◆ **BRIEF**: Scan the listing below and copy every line holding "Give".

◆ **DATA ROWS**:
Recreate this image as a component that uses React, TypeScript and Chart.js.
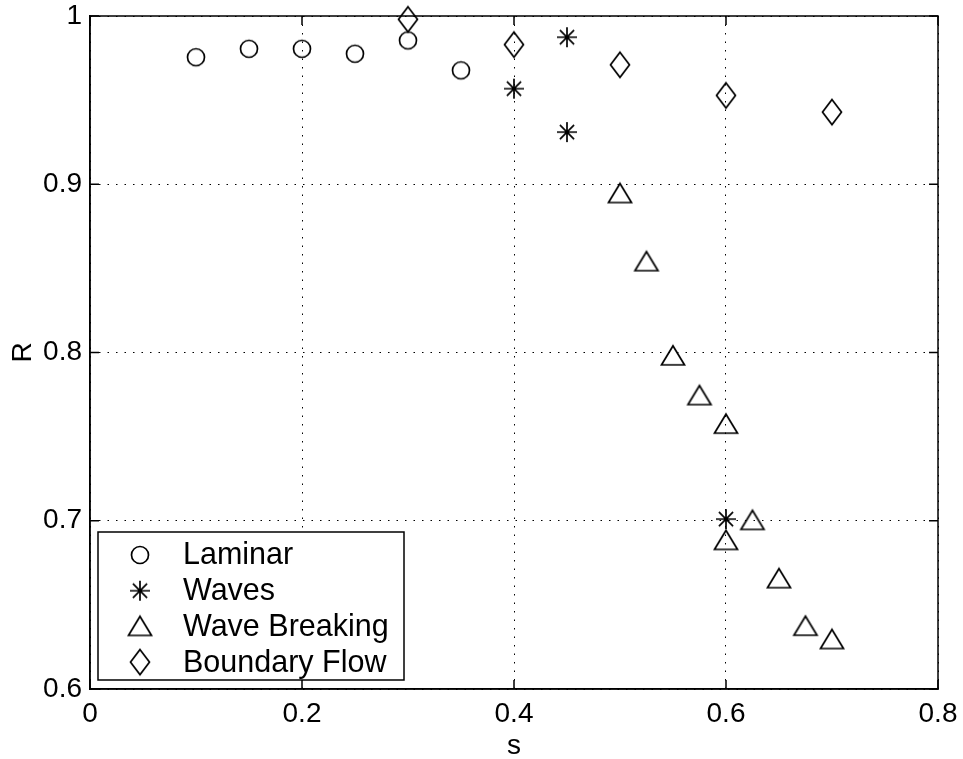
import React, { useEffect, useRef } from 'react';
import { Chart, registerables } from 'chart.js';

Chart.register(...registerables);

// ---- data ----
const laminarS = [0.1, 0.15, 0.2, 0.25, 0.3, 0.35];
const laminarR = [0.9755, 0.9805, 0.9805, 0.9776, 0.9855, 0.9677];
const wavesS = [0.45, 0.4, 0.45, 0.6];
const wavesR = [0.9874, 0.9568, 0.931, 0.701];
const breakingS = [0.5, 0.525, 0.55, 0.575, 0.6, 0.625, 0.6, 0.65, 0.675, 0.7];
const breakingR = [0.8945, 0.854, 0.798, 0.7744, 0.7574, 0.7002, 0.6883, 0.6656, 0.6373, 0.6294];
const boundaryS = [0.3, 0.4, 0.5, 0.6, 0.7];
const boundaryR = [0.998, 0.983, 0.971, 0.9528, 0.9429];
const seriesLabels = ['Laminar', 'Waves', 'Wave Breaking', 'Boundary Flow'];
const xTickLabels = ['0', '0.2', '0.4', '0.6', '0.8'];
const yTickLabels = ['0.6', '0.7', '0.8', '0.9', '1'];
const xTitle = 's';
const yTitle = 'R';

const FONT = "'Liberation Sans', Arial, Helvetica, sans-serif";

function makeMarker(kind: string): HTMLCanvasElement {
  const c = document.createElement('canvas');
  const w = 28, h = 30;
  c.width = w; c.height = h;
  const ctx = c.getContext('2d')!;
  ctx.strokeStyle = '#000';
  ctx.lineWidth = 1.7;
  ctx.lineJoin = 'miter';
  const cx = w / 2, cy = h / 2;
  ctx.beginPath();
  if (kind === 'circle') {
    ctx.arc(cx, cy, 8.5, 0, Math.PI * 2);
  } else if (kind === 'asterisk') {
    const r = 10, d = r * Math.SQRT1_2;
    ctx.moveTo(cx - r, cy); ctx.lineTo(cx + r, cy);
    ctx.moveTo(cx, cy - r); ctx.lineTo(cx, cy + r);
    ctx.moveTo(cx - d, cy - d); ctx.lineTo(cx + d, cy + d);
    ctx.moveTo(cx - d, cy + d); ctx.lineTo(cx + d, cy - d);
  } else if (kind === 'triangle') {
    ctx.moveTo(cx, cy - 10);
    ctx.lineTo(cx + 11.5, cy + 9);
    ctx.lineTo(cx - 11.5, cy + 9);
    ctx.closePath();
  } else {
    ctx.moveTo(cx, cy - 12.5);
    ctx.lineTo(cx + 9.5, cy);
    ctx.lineTo(cx, cy + 12.5);
    ctx.lineTo(cx - 9.5, cy);
    ctx.closePath();
  }
  ctx.stroke();
  return c;
}

const framePlugin = {
  id: 'frame',
  afterDraw(chart: any) {
    const { ctx, chartArea } = chart;
    const { left, right, top, bottom } = chartArea;
    ctx.save();
    ctx.strokeStyle = '#000';
    ctx.lineWidth = 1.5;
    ctx.strokeRect(left, top, right - left, bottom - top);
    const tl = 9;
    ctx.beginPath();
    for (const t of chart.scales.x.ticks) {
      const px = chart.scales.x.getPixelForValue(t.value);
      ctx.moveTo(px, bottom); ctx.lineTo(px, bottom - tl);
      ctx.moveTo(px, top); ctx.lineTo(px, top + tl);
    }
    for (const t of chart.scales.y.ticks) {
      const py = chart.scales.y.getPixelForValue(t.value);
      ctx.moveTo(left, py); ctx.lineTo(left + tl, py);
      ctx.moveTo(right, py); ctx.lineTo(right - tl, py);
    }
    ctx.stroke();

    // legend box
    const bx = left + 8, by = bottom - 157, bw = 306, bh = 148;
    ctx.fillStyle = '#fff';
    ctx.fillRect(bx, by, bw, bh);
    ctx.lineWidth = 1.5;
    ctx.strokeRect(bx, by, bw, bh);
    ctx.fillStyle = '#000';
    ctx.font = `30.5px ${FONT}`;
    ctx.textBaseline = 'middle';
    ctx.textAlign = 'left';
    chart.data.datasets.forEach((ds: any, i: number) => {
      const ry = by + 23 + i * 35.7;
      const img = ds.pointStyle as HTMLCanvasElement;
      ctx.drawImage(img, bx + 42 - img.width / 2, ry - img.height / 2);
      ctx.fillText(ds.label, bx + 85, ry + 1);
    });
    ctx.restore();
  },
};

export default function App() {
  const ref = useRef<HTMLCanvasElement>(null);
  useEffect(() => {
    document.body.style.margin = '0';
    const markers = {
      circle: makeMarker('circle'),
      asterisk: makeMarker('asterisk'),
      triangle: makeMarker('triangle'),
      diamond: makeMarker('diamond'),
    };
    const toPts = (xs: number[], ys: number[]) => xs.map((x, i) => ({ x, y: ys[i] }));
    const mk = (label: string, data: any[], style: HTMLCanvasElement) => ({
      label,
      data,
      pointStyle: style,
      pointRadius: 10,
      pointHoverRadius: 10,
      showLine: false,
      clip: false,
      borderColor: '#000',
      backgroundColor: 'transparent',
    });
    const tickFont = { family: FONT, size: 28 };
    const chart = new Chart(ref.current!, {
      type: 'scatter',
      data: {
        datasets: [
          mk(seriesLabels[0], toPts(laminarS, laminarR), markers.circle),
          mk(seriesLabels[1], toPts(wavesS, wavesR), markers.asterisk),
          mk(seriesLabels[2], toPts(breakingS, breakingR), markers.triangle),
          mk(seriesLabels[3], toPts(boundaryS, boundaryR), markers.diamond),
        ],
      },
      options: {
        responsive: false,
        maintainAspectRatio: false,
        animation: false,
        layout: { padding: { top: 16, right: 25, left: 0, bottom: 0 } },
        plugins: { legend: { display: false }, tooltip: { enabled: false } },
        scales: {
          x: {
            type: 'linear',
            min: 0,
            max: 0.8,
            ticks: {
              stepSize: 0.2,
              autoSkip: false,
              maxRotation: 0,
              color: '#000',
              font: tickFont,
              padding: 8,
              callback: (_v: any, i: number) => xTickLabels[i],
            },
            grid: { color: '#000', lineWidth: 1, drawTicks: false },
            border: { display: true, color: '#000', width: 1.5, dash: [1.5, 7] },
            title: { display: true, text: xTitle, color: '#000', font: { family: FONT, size: 28, lineHeight: 0.9 }, padding: { top: 0, bottom: 0 } },
            afterFit: (s: any) => { s.height = 70; s.paddingLeft = 0; s.paddingRight = 0; },
          },
          y: {
            type: 'linear',
            min: 0.6,
            max: 1,
            ticks: {
              stepSize: 0.1,
              autoSkip: false,
              color: '#000',
              font: { family: FONT, size: 28, lineHeight: 0.5 },
              padding: 8,
              callback: (_v: any, i: number) => yTickLabels[i],
            },
            grid: { color: '#000', lineWidth: 1, drawTicks: false },
            border: { display: true, color: '#000', width: 1.5, dash: [1.5, 7] },
            title: { display: true, text: yTitle, color: '#000', font: tickFont, padding: { top: 6, bottom: 0 } },
            afterFit: (s: any) => { s.width = 90; s.paddingTop = 0; s.paddingBottom = 0; },
          },
        },
      },
      plugins: [framePlugin],
    } as any);
    return () => chart.destroy();
  }, []);
  return (
    <div style={{ width: 963, height: 759, background: '#fff' }}>
      <canvas ref={ref} width={963} height={759} style={{ display: 'block' }} />
    </div>
  );
}
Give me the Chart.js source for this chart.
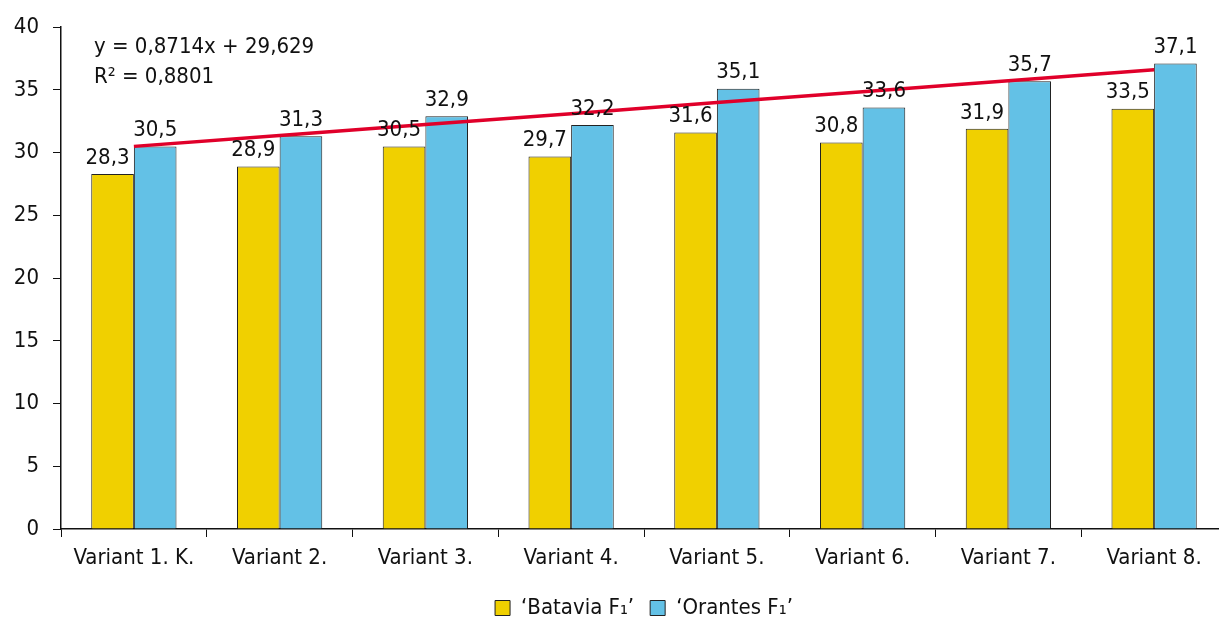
<!DOCTYPE html>
<html lang="en">
<head>
    <meta charset="UTF-8">
    <title>Variants chart</title>
    <script src="https://cdn.jsdelivr.net/npm/chart.js"></script>
    <style>
        html, body {
            margin: 0;
            padding: 0;
            background: #fff;
            overflow: hidden;
        }

        .chart-box {
            width: 1230px;
            height: 617px;
        }
    </style>
</head>
<body>
    <div class="chart-box">
        <canvas id="variantChart"></canvas>
    </div>

    <script>
        const categories = ['Variant 1. K.', 'Variant 2.', 'Variant 3.', 'Variant 4.', 'Variant 5.', 'Variant 6.', 'Variant 7.', 'Variant 8.'];
        const batavia = [28.3, 28.9, 30.5, 29.7, 31.6, 30.8, 31.9, 33.5];
        const orantes = [30.5, 31.3, 32.9, 32.2, 35.1, 33.6, 35.7, 37.1];
        // linear trend shown in the picture (y = 0,8714x + 29,629)
        const trend = [30.50, 31.37, 32.24, 33.11, 33.99, 34.86, 35.73, 36.60];
        const yTicks = [0, 5, 10, 15, 20, 25, 30, 35, 40];

        const FONT = '"DejaVu Sans Condensed", "DejaVu Sans", sans-serif';

        // value labels above the bars + trend equation
        const labelPlugin = {
            id: 'valueLabels',
            afterDatasetsDraw(chart) {
                const ctx = chart.ctx;
                ctx.save();
                ctx.font = '22px ' + FONT;
                ctx.fillStyle = '#111';
                ctx.textAlign = 'center';
                ctx.textBaseline = 'bottom';
                [0, 1].forEach(function(di) {
                    const meta = chart.getDatasetMeta(di);
                    const vals = chart.data.datasets[di].data;
                    meta.data.forEach(function(bar, i) {
                        const dx = di === 0 ? -5 : 0;
                        ctx.fillText(vals[i].toFixed(1).replace('.', ','), bar.x + dx, bar.y - 5);
                    });
                });
                ctx.textAlign = 'left';
                ctx.textBaseline = 'middle';
                ctx.fillText('y = 0,8714x + 29,629', 94, 47);
                ctx.fillText('R² = 0,8801', 94, 77);
                ctx.restore();
            }
        };

        new Chart(document.getElementById('variantChart'), {
            type: 'bar',
            data: {
                labels: categories,
                datasets: [{
                    label: '‘Batavia F₁’',
                    data: batavia,
                    backgroundColor: '#F0D000',
                    borderColor: '#222',
                    borderWidth: 1,
                    order: 2
                },
                {
                    label: '‘Orantes F₁’',
                    data: orantes,
                    backgroundColor: '#63C1E6',
                    borderColor: '#222',
                    borderWidth: 1,
                    order: 2
                },
                {
                    type: 'line',
                    label: 'trend',
                    data: trend,
                    borderColor: '#E0002A',
                    borderWidth: 3.5,
                    pointRadius: 0,
                    fill: false,
                    order: 1
                }]
            },
            options: {
                responsive: true,
                maintainAspectRatio: false,
                animation: false,
                categoryPercentage: 0.585,
                barPercentage: 1.0,
                layout: {
                    padding: { top: 27, left: 0, right: 3, bottom: -12 }
                },
                plugins: {
                    legend: {
                        position: 'bottom',
                        fullSize: false,
                        labels: {
                            font: { family: FONT, size: 22 },
                            color: '#111',
                            boxWidth: 15,
                            boxHeight: 15,
                            padding: 16,
                            filter: function(item) { return item.datasetIndex < 2; }
                        }
                    },
                    tooltip: { enabled: false }
                },
                scales: {
                    x: {
                        offset: true,
                        afterFit: function(scale) { scale.height = 52; },
                        grid: {
                            offset: true,
                            drawOnChartArea: false,
                            drawTicks: true,
                            tickLength: 8,
                            color: '#111'
                        },
                        border: { color: '#111', width: 1.5 },
                        ticks: {
                            font: { family: FONT, size: 22 },
                            color: '#111',
                            padding: 8
                        }
                    },
                    y: {
                        min: 0,
                        max: 40,
                        afterFit: function(scale) { scale.width = 61; },
                        afterBuildTicks: function(scale) {
                            scale.ticks = yTicks.map(function(v) { return { value: v }; });
                        },
                        grid: {
                            drawOnChartArea: false,
                            drawTicks: true,
                            tickLength: 8,
                            color: '#111'
                        },
                        border: { color: '#111', width: 1.5 },
                        ticks: {
                            font: { family: FONT, size: 22 },
                            color: '#111',
                            padding: 14
                        }
                    }
                }
            },
            plugins: [labelPlugin]
        });
    </script>
</body>
</html>
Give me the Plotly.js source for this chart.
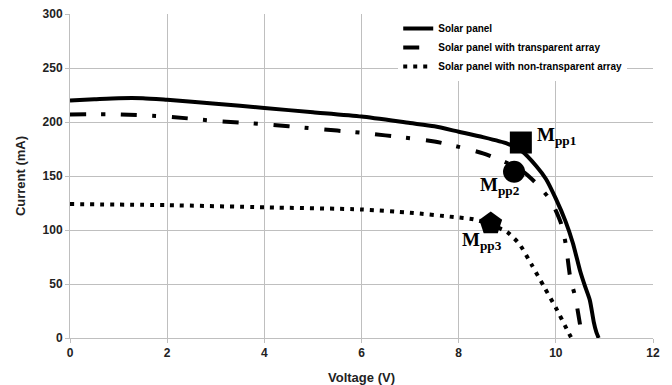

◆ **TASK OUTPUT**:
Give me the Chart.js source for this chart.
Give me the Plotly.js source for this chart.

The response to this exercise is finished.